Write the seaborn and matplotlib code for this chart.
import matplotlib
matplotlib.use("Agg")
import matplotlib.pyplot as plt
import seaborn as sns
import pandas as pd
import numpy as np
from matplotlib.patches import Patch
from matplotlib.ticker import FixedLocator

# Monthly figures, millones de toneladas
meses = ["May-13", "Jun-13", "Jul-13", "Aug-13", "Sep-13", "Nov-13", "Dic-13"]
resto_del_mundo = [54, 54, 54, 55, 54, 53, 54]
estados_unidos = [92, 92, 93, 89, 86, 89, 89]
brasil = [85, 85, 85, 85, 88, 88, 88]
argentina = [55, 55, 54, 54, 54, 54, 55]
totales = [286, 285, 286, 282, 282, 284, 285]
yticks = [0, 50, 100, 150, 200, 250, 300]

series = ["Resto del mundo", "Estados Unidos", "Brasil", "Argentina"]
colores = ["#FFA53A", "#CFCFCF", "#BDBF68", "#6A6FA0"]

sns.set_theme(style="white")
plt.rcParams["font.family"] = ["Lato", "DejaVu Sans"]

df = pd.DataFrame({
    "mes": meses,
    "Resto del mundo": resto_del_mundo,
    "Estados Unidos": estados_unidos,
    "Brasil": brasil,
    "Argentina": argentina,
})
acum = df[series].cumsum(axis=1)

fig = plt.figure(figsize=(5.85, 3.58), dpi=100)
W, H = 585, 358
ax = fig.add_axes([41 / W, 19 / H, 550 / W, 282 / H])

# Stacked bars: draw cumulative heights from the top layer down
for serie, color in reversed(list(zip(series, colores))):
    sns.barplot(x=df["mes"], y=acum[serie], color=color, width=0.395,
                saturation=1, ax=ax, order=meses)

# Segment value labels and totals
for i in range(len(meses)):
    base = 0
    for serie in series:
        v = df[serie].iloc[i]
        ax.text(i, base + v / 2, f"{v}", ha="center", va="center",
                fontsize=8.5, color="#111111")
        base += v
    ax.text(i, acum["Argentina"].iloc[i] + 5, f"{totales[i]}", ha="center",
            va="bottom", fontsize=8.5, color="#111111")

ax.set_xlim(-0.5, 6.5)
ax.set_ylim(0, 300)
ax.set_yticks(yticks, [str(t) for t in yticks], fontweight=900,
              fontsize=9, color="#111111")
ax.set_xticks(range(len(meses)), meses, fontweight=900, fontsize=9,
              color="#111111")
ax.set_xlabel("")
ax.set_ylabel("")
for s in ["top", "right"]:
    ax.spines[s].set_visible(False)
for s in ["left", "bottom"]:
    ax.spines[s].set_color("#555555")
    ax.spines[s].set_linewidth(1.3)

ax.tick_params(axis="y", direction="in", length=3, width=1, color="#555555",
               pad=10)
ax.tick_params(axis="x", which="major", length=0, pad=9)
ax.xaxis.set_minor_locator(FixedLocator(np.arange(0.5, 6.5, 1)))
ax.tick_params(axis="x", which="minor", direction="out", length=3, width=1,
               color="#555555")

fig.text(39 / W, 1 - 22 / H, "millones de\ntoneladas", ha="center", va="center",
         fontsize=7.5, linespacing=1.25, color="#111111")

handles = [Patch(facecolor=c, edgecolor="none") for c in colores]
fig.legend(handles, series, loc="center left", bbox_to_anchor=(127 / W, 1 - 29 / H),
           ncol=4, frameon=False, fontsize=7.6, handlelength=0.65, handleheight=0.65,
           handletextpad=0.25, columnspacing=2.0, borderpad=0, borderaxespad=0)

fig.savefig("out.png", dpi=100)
□ □ □ □ □ □ □
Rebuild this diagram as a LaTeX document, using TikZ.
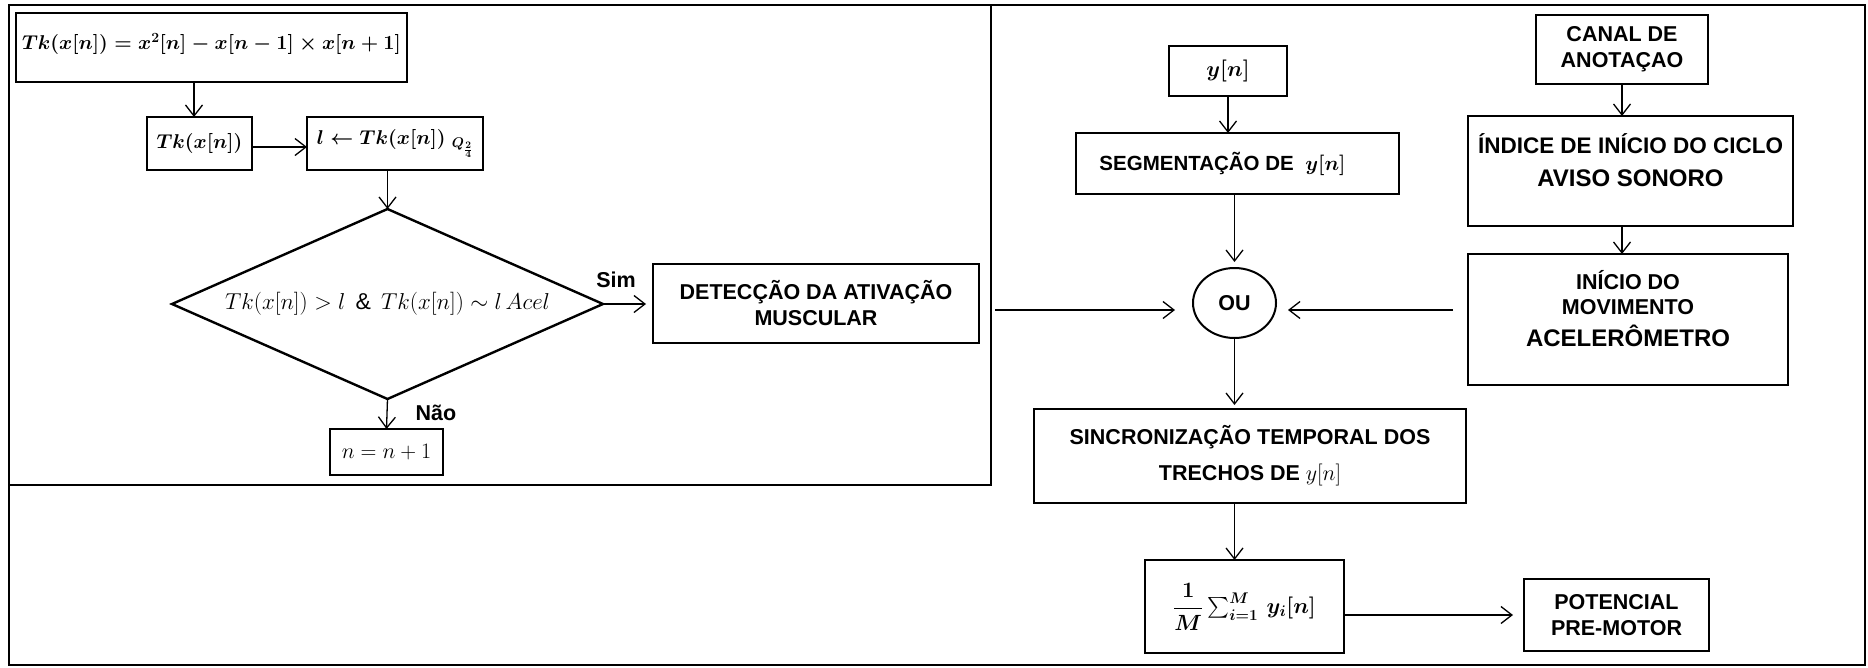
□ □ □ □ □ □ □
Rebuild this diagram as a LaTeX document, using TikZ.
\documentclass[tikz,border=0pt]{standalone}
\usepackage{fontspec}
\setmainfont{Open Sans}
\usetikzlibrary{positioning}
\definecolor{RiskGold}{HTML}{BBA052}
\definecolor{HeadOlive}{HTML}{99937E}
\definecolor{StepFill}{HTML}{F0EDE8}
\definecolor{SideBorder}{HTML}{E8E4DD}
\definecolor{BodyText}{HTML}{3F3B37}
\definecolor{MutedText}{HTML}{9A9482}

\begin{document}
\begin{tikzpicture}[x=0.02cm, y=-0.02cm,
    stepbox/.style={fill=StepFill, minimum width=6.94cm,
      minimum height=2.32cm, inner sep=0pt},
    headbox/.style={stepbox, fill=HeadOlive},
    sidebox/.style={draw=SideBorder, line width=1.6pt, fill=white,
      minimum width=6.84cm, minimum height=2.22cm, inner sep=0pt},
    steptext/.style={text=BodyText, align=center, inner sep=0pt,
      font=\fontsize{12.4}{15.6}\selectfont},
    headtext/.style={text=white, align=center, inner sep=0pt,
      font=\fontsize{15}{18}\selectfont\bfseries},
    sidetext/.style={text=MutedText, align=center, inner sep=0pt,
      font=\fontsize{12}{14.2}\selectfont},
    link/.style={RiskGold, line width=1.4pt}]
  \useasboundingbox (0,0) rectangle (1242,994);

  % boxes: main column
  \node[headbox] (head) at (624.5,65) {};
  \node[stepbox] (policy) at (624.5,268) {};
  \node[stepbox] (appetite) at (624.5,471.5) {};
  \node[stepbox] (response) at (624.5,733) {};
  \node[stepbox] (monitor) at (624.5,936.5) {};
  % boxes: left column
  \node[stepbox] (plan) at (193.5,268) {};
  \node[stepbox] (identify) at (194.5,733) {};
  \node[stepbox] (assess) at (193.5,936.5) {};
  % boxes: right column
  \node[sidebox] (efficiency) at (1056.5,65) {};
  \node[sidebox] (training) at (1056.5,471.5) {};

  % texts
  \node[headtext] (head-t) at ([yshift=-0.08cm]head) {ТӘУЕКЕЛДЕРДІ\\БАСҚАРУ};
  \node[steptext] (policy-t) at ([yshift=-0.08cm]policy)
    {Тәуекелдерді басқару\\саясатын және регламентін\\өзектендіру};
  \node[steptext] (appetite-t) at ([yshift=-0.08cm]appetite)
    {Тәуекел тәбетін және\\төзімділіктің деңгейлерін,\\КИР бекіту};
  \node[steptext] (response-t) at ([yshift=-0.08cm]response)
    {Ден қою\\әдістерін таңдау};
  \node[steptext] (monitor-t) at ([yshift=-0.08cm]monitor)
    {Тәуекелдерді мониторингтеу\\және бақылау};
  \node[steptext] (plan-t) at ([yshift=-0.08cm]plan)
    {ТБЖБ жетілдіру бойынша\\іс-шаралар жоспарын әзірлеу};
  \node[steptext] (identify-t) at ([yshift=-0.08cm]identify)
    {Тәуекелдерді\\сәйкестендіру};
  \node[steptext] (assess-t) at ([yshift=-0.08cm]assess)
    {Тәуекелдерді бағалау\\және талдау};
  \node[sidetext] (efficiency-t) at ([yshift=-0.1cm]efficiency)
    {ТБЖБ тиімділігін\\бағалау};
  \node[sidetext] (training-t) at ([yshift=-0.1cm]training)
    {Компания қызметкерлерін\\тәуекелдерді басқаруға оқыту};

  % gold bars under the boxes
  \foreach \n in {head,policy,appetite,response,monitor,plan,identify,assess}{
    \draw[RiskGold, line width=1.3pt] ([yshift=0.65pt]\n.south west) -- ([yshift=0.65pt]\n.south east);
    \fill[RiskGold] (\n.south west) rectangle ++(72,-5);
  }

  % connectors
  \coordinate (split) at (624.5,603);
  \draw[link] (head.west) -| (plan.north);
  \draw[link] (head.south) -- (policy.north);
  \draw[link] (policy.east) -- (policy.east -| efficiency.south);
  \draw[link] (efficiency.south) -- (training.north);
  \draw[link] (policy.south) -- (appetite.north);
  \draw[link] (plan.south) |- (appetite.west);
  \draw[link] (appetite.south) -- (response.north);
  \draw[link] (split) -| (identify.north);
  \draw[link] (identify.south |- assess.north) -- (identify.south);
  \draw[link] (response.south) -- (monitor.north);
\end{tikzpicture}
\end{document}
□ □ □ □ □ □ □
Look through the entries above. Extract each line with the word "seaborn".

> _Output below_:
Write the seaborn and matplotlib code for this chart.
import seaborn as sns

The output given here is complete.